3) In the event of a transaction needing a reversal, new messages will need to be exchanged, requiring the existence of a reversal key. The transaction fee would still be charged, but the victim of attempted fraud would at least keep the vast majority of their money (and only the portion of the transaction that got reversed would charge the fee, so the full charge wouldn't apply).
The transaction fee would be parceled amongst all those who successfully verified the integrity of a successful or reversed transaction. In order to reinforce the idea of providing value to the network, each ASN would divide an equal share of the transaction fee. From there, each 'half' of an ASN (based on allocated IP space) would get half the share (but of only one half is active, it gets the full share).
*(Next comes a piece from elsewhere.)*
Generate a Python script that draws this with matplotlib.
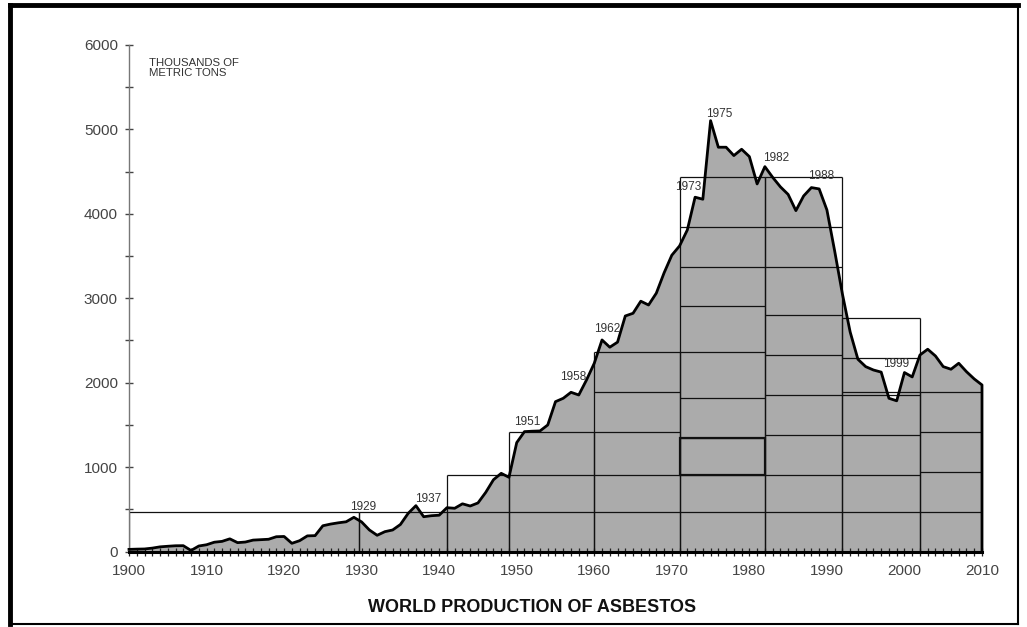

Each half of that IP space would get half the share, etc. on down the line until individual IPs or /64s are seen.
To prevent a network explosion, rather than announcing new tokens and the resulting security validations for each individual transaction, the bootstrapping nodes instead keep a running total of how much the 'system' owes an individual set of keys, and once it reaches a certain amount, the verifiers can choose to announce a new token.
Money enters the system initially through bootstrap nodes. These are hardcoded nodes with static IPs and domain names that will have some measure of public accountability. They get initial supplies of the currency as above - divided between ASN, then how much of that ASN's numbering they are 'responsible' for, and their uptime. They are required to use a high portion of this to engage in initial verifications - they begin transactions with only themselves, and the other nodes on the system will pick up the transaction fees as long as they have the disk space and network access. As these rack up, the nodes can then announce their own tokens, and can participate in commerce.
- The seed currency will only be valid for self-transactions until it has been whittled down to a certain value. Should be enough to reward the bootstrap systems, but also convince others to engage in conversing with them.
The bootstrap systems will be hardcoded urls, which will keep track of active nodes as well as all other bootstrap systems. Nodes will communicated with bootstrappers and each other as needed.
I think there are several advantages to this process.
1) It does not waste processing power. Nor does it give too much advantage to people who have resources to blow. It only takes up those resources actually needed to maintain the integrity of the currency.
2) Because of this, it allows us to explore several different currency models simultaneously:
2a) Deflationary currency, as with bitcoin: once the seeding is done, that's it. If you lose your money, too bad.
2b) Flat currency: Currency must be refreshed in a self-transaction every few years, or else, at the expiry, nodes can announce their keys to claim the full value of that currency. This has a slight demurrage effect, but if the transaction fee is small it would be negligible.
2c) Combining the above with an actual demurrage or inflationary system. Seeding never stops - it's either taken from demurrage, pulled out of thin air, or both.
3) The anonymization is better than going through Tor. Both in actual anonymity (e.g. some spook controlling your exit node) and security.
4) People are rewarded for actually helping the network's integrity. Some network provider does not have a node? You can make a killing by providing one there. Some network provider is already saturated with nodes? Don't count on much.
Having bootstrap systems as a known quantity provides some measure of protection from botnets, but also makes it more vulnerable to government interference. However, this isn't too terribly different than Bitcoin "Some country needs to remain free."